- [Set problem]:
Only lines with the word "seaborn" are needed; collect each of them from the listing below.

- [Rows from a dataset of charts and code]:
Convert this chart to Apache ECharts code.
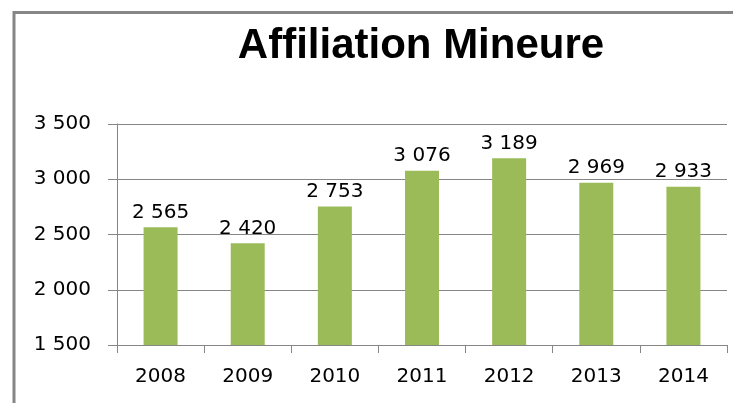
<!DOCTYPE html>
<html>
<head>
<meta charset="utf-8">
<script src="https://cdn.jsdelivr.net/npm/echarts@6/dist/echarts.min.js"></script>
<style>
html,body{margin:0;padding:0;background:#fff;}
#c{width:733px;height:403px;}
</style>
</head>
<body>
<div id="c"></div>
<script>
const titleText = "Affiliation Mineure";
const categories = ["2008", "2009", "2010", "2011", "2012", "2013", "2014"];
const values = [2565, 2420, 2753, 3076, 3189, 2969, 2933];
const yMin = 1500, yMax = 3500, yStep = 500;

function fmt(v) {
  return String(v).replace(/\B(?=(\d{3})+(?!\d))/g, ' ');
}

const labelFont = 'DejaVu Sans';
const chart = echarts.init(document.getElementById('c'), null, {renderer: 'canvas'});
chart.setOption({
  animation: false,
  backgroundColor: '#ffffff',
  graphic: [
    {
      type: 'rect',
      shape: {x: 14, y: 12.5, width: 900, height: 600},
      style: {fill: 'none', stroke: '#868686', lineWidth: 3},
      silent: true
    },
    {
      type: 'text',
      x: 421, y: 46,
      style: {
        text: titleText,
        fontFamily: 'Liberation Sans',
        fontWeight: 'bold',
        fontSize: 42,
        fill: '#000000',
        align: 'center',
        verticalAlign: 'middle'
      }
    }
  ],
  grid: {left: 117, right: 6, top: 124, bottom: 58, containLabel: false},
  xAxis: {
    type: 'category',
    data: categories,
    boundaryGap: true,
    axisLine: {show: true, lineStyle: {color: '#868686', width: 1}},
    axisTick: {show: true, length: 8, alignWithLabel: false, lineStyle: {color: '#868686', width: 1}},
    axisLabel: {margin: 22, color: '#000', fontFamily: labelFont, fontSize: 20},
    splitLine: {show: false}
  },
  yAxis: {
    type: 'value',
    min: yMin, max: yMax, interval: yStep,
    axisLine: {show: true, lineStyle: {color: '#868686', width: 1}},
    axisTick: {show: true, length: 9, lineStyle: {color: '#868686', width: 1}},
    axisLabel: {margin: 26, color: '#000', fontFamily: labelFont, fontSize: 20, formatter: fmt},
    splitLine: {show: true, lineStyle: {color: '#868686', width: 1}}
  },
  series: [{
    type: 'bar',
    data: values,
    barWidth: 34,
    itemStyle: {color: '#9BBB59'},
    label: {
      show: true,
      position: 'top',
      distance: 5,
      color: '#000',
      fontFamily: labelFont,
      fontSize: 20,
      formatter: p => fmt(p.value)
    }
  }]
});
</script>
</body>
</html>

* * *

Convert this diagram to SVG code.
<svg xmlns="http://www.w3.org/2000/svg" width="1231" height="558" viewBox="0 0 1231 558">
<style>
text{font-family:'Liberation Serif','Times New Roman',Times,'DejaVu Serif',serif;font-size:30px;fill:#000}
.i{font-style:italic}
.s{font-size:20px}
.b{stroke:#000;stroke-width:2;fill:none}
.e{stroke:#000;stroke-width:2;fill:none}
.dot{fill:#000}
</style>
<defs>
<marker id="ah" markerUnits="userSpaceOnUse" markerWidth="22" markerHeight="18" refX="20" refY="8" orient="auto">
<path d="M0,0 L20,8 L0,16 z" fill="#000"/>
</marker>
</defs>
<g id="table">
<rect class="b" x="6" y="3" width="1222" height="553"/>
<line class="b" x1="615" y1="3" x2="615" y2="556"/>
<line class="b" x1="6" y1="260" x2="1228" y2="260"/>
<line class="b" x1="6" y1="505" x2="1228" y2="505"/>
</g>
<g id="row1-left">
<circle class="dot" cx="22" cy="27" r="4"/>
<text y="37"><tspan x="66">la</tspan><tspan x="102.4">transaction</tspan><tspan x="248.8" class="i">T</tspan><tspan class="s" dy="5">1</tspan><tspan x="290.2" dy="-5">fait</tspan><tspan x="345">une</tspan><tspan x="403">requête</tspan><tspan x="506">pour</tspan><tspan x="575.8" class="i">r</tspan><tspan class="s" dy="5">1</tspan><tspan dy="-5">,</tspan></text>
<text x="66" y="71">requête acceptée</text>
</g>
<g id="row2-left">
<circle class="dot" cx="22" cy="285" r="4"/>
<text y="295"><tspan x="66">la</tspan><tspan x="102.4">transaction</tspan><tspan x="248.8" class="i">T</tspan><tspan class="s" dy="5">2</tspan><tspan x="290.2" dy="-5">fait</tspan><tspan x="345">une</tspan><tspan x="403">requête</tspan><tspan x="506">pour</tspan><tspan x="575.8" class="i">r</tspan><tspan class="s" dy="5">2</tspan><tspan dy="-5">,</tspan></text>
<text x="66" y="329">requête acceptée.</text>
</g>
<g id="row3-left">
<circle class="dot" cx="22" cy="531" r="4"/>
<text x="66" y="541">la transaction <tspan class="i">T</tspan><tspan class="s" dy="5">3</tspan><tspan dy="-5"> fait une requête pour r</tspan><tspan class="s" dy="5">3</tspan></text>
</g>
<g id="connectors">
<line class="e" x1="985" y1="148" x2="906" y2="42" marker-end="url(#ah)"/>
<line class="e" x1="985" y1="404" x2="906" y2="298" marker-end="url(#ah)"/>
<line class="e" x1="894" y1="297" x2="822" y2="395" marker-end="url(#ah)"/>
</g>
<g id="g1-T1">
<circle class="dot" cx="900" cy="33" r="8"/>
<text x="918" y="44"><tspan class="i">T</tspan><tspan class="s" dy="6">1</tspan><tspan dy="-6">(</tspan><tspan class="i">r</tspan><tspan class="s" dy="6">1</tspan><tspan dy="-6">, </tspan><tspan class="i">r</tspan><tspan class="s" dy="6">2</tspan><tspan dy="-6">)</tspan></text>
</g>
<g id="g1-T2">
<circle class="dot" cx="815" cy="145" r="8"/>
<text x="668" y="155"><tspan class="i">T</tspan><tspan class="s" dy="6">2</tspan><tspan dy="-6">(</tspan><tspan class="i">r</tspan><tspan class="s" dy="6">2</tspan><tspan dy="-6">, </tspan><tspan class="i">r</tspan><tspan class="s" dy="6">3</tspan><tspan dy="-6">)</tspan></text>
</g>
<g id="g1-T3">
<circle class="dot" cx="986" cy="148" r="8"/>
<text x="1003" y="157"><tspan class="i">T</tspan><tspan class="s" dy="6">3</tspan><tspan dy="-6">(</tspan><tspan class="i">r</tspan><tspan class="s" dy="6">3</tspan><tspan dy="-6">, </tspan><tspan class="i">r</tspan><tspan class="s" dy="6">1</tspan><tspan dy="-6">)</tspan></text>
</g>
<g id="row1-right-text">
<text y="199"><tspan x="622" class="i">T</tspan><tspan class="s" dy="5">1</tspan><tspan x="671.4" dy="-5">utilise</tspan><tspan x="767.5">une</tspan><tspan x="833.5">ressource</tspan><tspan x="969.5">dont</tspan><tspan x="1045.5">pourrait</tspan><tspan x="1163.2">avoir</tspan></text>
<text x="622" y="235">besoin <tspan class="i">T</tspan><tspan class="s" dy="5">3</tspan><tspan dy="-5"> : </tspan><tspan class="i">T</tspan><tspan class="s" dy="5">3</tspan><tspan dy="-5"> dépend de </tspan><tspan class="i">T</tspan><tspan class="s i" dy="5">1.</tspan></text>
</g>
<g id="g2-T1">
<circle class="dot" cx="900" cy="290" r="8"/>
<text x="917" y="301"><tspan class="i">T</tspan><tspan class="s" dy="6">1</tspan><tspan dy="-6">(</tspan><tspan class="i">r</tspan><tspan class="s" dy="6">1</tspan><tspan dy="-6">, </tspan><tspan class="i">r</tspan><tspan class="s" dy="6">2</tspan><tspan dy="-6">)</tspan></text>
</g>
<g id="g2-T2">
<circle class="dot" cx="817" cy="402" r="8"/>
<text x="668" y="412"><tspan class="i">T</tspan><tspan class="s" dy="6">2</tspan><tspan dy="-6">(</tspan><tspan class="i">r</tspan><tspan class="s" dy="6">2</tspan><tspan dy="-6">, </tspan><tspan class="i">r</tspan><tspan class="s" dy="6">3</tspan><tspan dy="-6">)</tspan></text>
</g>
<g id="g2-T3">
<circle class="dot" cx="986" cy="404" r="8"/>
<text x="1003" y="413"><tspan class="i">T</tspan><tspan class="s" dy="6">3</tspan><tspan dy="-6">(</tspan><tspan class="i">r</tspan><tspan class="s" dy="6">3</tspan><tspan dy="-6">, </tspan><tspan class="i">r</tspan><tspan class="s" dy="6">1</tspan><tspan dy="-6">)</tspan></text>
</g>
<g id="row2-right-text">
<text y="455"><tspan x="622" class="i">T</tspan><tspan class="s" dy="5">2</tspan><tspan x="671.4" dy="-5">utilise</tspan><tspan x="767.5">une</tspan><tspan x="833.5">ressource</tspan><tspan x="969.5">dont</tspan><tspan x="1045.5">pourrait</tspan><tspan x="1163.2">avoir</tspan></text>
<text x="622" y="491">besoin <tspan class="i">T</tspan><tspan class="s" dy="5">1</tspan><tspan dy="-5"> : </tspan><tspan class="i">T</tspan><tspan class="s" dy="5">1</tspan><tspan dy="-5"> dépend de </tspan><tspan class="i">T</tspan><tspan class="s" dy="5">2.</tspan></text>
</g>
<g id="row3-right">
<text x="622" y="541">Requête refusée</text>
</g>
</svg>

* * *

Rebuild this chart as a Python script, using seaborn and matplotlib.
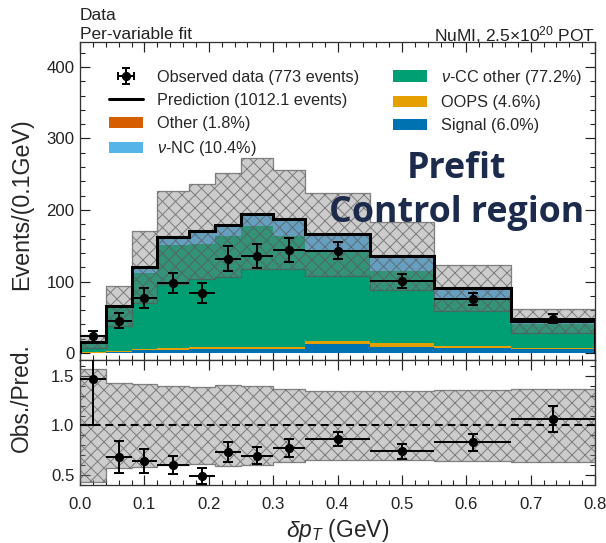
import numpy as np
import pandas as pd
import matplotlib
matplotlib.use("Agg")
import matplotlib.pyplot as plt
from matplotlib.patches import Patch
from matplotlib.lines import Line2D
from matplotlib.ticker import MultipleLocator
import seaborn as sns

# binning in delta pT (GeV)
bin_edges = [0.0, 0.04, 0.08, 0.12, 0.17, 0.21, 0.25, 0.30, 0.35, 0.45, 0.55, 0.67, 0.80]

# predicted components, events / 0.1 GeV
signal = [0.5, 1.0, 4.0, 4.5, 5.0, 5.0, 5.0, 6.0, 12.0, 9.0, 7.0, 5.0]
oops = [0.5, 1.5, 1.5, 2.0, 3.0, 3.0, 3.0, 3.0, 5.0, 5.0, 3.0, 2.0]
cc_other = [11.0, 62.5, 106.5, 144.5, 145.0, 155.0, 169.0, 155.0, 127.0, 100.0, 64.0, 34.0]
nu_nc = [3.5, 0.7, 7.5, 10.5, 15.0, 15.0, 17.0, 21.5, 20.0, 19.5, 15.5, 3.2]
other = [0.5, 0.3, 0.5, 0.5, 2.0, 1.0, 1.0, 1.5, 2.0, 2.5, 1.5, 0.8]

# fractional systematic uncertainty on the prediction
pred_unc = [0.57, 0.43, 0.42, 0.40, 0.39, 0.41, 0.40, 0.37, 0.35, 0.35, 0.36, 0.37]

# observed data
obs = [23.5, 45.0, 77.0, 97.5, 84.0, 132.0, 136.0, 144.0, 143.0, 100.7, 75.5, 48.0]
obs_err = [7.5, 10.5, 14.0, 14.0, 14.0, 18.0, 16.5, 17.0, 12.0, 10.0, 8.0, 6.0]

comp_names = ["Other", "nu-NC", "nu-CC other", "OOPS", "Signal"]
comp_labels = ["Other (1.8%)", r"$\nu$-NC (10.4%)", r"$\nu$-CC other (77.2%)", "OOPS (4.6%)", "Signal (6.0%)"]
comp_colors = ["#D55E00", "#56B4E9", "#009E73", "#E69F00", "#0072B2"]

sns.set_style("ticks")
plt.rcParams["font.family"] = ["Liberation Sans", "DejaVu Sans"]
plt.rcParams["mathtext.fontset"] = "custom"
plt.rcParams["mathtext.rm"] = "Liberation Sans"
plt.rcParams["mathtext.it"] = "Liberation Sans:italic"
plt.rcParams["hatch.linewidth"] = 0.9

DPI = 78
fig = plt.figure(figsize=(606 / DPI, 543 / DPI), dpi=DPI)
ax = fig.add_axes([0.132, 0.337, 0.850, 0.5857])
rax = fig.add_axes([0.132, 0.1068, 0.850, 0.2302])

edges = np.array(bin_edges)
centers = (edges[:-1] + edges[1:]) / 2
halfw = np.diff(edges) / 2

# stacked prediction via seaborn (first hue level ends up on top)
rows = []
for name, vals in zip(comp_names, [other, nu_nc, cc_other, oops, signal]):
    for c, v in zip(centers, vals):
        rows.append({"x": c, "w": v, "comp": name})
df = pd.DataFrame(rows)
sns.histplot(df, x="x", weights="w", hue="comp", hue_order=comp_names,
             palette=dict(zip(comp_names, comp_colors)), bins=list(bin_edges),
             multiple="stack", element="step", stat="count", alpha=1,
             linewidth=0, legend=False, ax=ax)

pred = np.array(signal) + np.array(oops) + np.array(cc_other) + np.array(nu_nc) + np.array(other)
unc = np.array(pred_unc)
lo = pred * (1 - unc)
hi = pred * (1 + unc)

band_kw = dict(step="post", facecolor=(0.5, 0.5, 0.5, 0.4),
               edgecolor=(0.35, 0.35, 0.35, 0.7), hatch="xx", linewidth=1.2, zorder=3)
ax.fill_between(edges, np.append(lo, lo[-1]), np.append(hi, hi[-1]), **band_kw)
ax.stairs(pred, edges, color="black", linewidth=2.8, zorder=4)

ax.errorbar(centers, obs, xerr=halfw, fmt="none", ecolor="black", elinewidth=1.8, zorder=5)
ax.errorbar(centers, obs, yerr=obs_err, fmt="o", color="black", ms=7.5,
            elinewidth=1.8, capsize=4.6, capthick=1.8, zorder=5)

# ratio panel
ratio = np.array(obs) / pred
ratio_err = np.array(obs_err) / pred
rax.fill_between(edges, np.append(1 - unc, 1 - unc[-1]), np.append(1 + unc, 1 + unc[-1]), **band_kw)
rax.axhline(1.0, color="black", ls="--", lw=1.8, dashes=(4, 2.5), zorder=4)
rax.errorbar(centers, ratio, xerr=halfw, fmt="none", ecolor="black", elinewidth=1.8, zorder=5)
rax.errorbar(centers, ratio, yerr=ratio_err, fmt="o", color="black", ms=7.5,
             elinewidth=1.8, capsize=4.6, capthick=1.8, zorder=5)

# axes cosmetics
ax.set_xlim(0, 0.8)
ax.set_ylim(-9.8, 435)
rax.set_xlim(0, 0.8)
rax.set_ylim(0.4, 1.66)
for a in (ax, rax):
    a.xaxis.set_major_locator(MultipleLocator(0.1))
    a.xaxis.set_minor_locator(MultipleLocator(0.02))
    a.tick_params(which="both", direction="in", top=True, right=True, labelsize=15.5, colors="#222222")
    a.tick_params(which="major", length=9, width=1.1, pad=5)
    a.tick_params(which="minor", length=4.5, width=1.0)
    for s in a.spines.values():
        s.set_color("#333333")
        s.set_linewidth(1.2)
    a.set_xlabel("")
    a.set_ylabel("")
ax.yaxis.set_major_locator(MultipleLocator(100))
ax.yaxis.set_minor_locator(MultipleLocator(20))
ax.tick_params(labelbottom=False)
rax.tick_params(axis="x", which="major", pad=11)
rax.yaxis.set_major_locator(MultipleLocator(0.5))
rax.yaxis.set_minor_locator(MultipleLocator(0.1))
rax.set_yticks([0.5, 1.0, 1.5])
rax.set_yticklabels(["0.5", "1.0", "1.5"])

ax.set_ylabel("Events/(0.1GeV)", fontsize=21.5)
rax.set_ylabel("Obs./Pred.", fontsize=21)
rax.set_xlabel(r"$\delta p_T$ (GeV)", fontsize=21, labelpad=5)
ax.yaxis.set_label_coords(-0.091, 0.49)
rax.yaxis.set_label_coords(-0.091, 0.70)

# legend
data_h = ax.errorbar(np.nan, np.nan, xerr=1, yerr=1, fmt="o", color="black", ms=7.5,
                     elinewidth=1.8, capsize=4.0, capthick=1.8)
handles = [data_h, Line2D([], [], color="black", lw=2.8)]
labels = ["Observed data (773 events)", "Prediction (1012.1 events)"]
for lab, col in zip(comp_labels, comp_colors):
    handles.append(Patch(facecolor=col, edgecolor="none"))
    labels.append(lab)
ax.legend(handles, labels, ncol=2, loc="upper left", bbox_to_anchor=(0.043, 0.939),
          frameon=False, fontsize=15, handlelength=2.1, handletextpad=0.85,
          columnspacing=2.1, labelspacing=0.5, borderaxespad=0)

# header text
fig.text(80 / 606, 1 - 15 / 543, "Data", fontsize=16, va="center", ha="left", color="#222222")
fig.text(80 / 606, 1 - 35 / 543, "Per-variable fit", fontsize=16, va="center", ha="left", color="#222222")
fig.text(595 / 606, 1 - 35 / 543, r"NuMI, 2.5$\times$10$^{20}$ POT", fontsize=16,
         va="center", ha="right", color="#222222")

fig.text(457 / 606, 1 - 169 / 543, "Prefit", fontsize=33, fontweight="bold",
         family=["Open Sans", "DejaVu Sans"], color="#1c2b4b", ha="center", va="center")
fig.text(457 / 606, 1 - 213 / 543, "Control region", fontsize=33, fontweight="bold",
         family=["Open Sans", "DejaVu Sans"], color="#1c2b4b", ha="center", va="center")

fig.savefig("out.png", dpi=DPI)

- [Reply]:
Rebuild this chart as a Python script, using seaborn and matplotlib.
import seaborn as sns
# stacked prediction via seaborn (first hue level ends up on top)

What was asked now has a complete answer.